Instructions to follow:
The listing below holds pictures; exclude them. Return exactly the lines from the one with "Convert this chart" through the one with "from matplotlib.lines import Line2D".

-- -- --

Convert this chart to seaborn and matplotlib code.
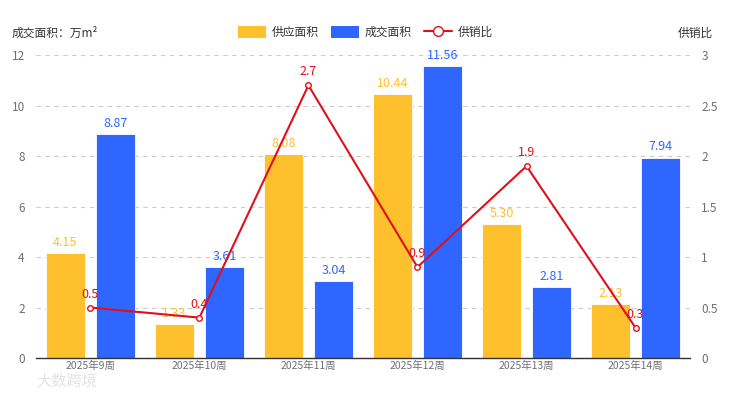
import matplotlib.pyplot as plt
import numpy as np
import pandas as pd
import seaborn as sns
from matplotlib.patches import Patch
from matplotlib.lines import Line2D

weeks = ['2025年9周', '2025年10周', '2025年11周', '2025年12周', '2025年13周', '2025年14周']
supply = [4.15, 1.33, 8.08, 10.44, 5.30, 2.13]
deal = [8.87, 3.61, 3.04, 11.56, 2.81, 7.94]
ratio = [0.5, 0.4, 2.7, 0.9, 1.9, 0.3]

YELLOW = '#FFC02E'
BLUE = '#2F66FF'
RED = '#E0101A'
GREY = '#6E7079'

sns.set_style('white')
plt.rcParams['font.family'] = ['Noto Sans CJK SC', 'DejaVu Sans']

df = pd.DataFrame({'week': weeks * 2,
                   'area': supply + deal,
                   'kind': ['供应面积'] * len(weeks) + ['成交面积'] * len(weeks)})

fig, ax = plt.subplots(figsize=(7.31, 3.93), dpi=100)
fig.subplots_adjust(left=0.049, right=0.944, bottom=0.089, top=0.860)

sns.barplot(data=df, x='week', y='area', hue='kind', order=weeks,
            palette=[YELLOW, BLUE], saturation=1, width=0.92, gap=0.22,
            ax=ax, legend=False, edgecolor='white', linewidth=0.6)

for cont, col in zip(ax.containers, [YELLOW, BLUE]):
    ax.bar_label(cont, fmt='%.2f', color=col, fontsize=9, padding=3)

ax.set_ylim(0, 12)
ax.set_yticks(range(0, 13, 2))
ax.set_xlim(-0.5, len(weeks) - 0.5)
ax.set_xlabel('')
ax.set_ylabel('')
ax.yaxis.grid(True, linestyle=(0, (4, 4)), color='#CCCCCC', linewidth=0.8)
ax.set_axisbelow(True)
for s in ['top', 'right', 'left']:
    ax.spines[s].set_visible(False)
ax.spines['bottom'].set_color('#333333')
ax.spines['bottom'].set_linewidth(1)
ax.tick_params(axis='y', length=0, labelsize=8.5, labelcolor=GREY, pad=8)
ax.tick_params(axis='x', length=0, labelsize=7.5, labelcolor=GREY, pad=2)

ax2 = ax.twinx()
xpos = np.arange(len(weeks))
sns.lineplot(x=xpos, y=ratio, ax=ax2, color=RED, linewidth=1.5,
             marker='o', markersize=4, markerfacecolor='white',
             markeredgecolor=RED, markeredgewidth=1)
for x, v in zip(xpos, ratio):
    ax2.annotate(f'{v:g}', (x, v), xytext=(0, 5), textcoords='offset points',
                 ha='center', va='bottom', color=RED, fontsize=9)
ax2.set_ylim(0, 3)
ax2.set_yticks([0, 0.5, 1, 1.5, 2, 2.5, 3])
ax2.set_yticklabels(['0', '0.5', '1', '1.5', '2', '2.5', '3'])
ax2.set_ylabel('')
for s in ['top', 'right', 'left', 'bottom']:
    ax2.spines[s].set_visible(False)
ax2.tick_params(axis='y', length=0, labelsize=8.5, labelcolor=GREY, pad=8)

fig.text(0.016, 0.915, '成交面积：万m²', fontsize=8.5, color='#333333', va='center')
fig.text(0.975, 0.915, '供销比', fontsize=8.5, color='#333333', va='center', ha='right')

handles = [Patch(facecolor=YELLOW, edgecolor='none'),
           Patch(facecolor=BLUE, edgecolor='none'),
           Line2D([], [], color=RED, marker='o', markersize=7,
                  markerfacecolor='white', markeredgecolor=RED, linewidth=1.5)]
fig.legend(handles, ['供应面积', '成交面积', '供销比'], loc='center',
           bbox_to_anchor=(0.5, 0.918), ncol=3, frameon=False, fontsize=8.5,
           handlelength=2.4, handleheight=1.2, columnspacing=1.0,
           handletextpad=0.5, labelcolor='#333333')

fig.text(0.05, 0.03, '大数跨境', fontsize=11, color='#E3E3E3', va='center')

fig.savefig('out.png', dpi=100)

-- -- --

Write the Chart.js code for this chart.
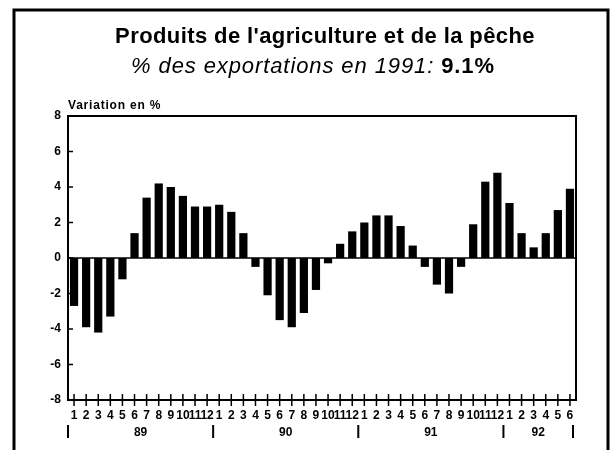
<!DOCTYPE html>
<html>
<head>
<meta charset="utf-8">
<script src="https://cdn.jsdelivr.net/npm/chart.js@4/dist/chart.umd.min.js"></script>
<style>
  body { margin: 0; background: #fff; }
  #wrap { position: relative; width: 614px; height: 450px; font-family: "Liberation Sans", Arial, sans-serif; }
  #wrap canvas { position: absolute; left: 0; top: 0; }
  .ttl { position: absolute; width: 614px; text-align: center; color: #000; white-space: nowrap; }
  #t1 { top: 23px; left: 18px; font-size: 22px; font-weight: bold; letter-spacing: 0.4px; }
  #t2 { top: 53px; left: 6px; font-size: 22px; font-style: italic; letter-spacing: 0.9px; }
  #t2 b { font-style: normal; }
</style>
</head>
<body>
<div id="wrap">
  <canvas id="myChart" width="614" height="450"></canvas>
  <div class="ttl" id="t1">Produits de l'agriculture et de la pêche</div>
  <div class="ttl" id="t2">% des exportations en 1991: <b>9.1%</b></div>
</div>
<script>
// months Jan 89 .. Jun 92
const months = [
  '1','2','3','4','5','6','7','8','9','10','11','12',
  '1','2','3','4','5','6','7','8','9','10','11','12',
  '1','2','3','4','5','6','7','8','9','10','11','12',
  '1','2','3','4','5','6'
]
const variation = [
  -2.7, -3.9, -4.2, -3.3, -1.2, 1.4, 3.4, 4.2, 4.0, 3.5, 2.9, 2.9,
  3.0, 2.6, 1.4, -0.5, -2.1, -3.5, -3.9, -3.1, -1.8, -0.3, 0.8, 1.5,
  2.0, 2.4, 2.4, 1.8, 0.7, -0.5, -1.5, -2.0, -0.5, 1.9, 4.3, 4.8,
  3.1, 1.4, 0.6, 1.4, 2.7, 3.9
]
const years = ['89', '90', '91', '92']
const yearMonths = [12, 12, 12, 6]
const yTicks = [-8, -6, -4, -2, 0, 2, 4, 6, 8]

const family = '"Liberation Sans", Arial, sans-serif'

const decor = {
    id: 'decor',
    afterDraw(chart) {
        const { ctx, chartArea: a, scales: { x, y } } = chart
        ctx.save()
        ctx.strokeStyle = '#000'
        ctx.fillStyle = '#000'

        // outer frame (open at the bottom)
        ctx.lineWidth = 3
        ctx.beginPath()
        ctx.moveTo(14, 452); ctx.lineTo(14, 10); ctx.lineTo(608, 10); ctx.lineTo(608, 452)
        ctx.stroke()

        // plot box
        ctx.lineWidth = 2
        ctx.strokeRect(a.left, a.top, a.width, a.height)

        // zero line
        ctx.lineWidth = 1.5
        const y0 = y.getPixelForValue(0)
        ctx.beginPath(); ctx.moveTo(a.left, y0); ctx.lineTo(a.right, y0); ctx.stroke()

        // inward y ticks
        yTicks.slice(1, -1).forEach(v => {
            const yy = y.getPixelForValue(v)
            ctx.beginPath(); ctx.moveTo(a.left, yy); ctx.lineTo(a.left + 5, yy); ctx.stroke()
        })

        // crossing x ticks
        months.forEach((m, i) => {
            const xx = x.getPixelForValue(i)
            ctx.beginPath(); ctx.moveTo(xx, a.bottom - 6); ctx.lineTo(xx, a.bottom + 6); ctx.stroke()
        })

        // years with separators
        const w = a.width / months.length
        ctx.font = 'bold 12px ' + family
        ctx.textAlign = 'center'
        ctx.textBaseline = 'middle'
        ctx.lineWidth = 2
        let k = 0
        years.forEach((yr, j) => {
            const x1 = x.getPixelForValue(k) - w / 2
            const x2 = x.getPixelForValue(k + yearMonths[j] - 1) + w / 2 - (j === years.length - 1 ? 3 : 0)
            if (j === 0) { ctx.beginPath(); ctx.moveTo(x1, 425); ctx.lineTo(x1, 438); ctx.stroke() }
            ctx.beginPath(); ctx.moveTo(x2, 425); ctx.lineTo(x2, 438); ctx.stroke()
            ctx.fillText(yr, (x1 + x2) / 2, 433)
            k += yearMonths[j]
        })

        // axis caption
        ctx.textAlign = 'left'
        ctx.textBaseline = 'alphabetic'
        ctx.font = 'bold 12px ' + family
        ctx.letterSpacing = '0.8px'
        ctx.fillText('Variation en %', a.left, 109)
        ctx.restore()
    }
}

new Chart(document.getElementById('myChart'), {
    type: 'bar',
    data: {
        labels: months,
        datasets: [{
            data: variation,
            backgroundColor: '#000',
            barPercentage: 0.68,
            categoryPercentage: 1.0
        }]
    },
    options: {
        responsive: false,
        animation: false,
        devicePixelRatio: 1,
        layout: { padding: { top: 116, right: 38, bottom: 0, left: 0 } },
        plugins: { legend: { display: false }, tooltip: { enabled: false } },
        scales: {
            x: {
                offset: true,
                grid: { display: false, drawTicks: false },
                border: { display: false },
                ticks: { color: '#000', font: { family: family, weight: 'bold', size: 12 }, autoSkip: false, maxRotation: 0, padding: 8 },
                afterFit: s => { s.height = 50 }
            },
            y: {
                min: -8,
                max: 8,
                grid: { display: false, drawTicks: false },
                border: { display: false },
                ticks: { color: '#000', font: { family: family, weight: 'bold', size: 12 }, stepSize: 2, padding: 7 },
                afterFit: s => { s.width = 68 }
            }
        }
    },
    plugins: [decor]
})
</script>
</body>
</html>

-- -- --

Solution to this exercise:
Convert this chart to seaborn and matplotlib code.
import matplotlib.pyplot as plt
import numpy as np
import pandas as pd
import seaborn as sns
from matplotlib.patches import Patch
from matplotlib.lines import Line2D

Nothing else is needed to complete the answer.